Пусть тетерева, а не бекасы, но если тетерева не в лесу, а в болоте, то чем они хуже бекасов? Вероятно, в болоте они потому, что еще не поспели ягоды на лугах и в лесу, а в болоте больше насекомых. Пусть! Придет время высыпки бекасов, я поучу ее разбираться в более тонком запахе болотной дичи. А пока для начала тетерев в болоте лучше, чем бекас. Болото остается болотом. Ведь если бекасы водились бы в лесу, то нельзя бы начинать натаску по этим бекасам. Точно так же нельзя натаскивать по дупелям, когда они бродят между высокими кочками. Тогда собака чует не птицу, а след, и тыкается носом в землю. Сквозняки между кочками сбивают ее, она начинает метаться, как в лесу, <1 нрзб.> к тетеревиным следам, не имея возможности чуять прямо дичь через кусты. Я буду продолжать натаску по болотным тетеревам.

И все было под громушек в цветах, все цветет, рожь, пушица, незабудки, клевера. Какая охота сравнится с этой натаской в цветах.

<На полях> 5 р. + 5 + 2 = 12 р. Торгошино — мой сторож Сергей Дмитриев.

После грозы мы ходили в Торгошино и вернулись вечером. Во мраке токовал бекас, кричал встревоженный кроншнеп, ждали вальдшнепов, но почему-то не тянули (до Петрова дня тянут). Тетерева кончают токовать к Николе Вешнему. По словам Павла Семеновича (Кузьмичева), тетерев может пробормотать накоротке во всякое время: это к перемене погоды. А на току погоду сразу узнаешь. Если пролетит, чувыкнет, согнется, притулится и сидит долго молча, потом чувыкнет и опять сидит, — значит, погода переменится. (Вот тема: прослушать бормотание тетеревей в отношении погоды, вторая тема — время вечерней тяги и вальдшнепов, третья — как складывается у журавлей стая из отдельных семей.)

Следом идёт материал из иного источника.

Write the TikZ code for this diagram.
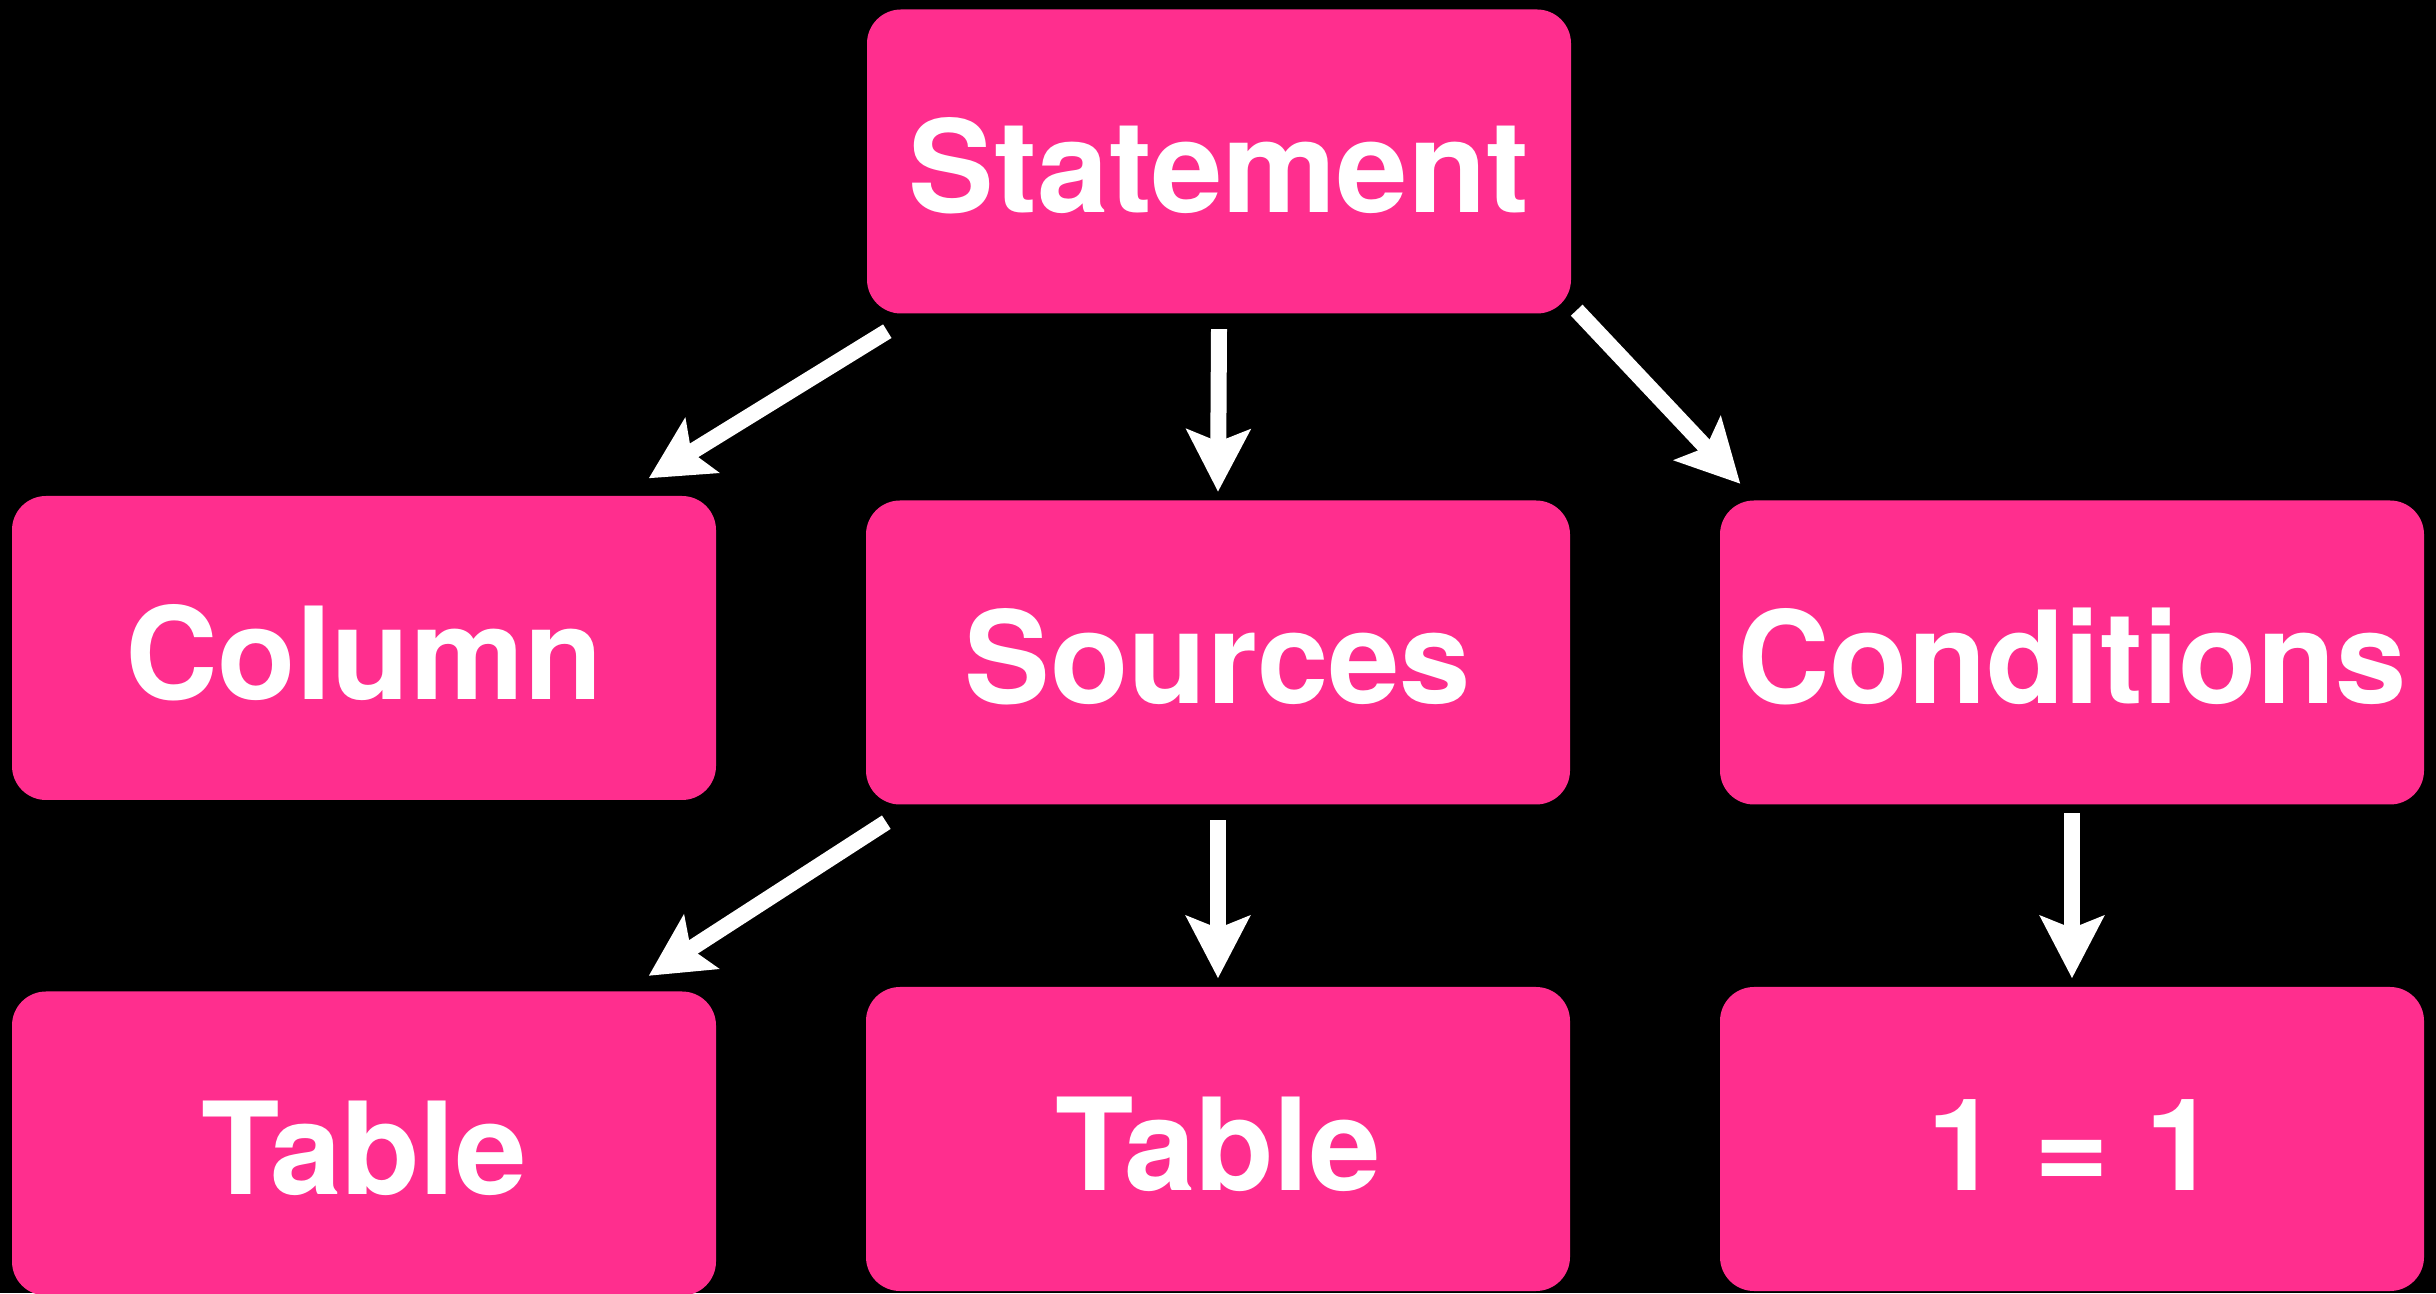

Ячейка предвечных характеров.

Было время, когда я боялся одиночества, и мне страшно было отрываться от близких людей и тоже больно было с ними оставаться: у них была своя личная жизнь, и мне они могли давать только избытки своего счастья. Мне же хотелось встречи с такими же трепетными душами, какая была моя. Я страдал и в обществе этих «мещан» и не мог от них оторваться. Теперь для меня люди везде люди. На всяком месте, в любой обстановке эти существа, люди, через несколько дней являются вокруг меня всей своей ячейкой предвечных характеров: и жестокий победитель, и угнетенный, и возвышенный, и плут.

<На полях> Глухариные тока в 50 штук на «бели» (белью называется место с белым мхом). В Серпове (Чернове) весной токовало 20 глухарей, 16 убили.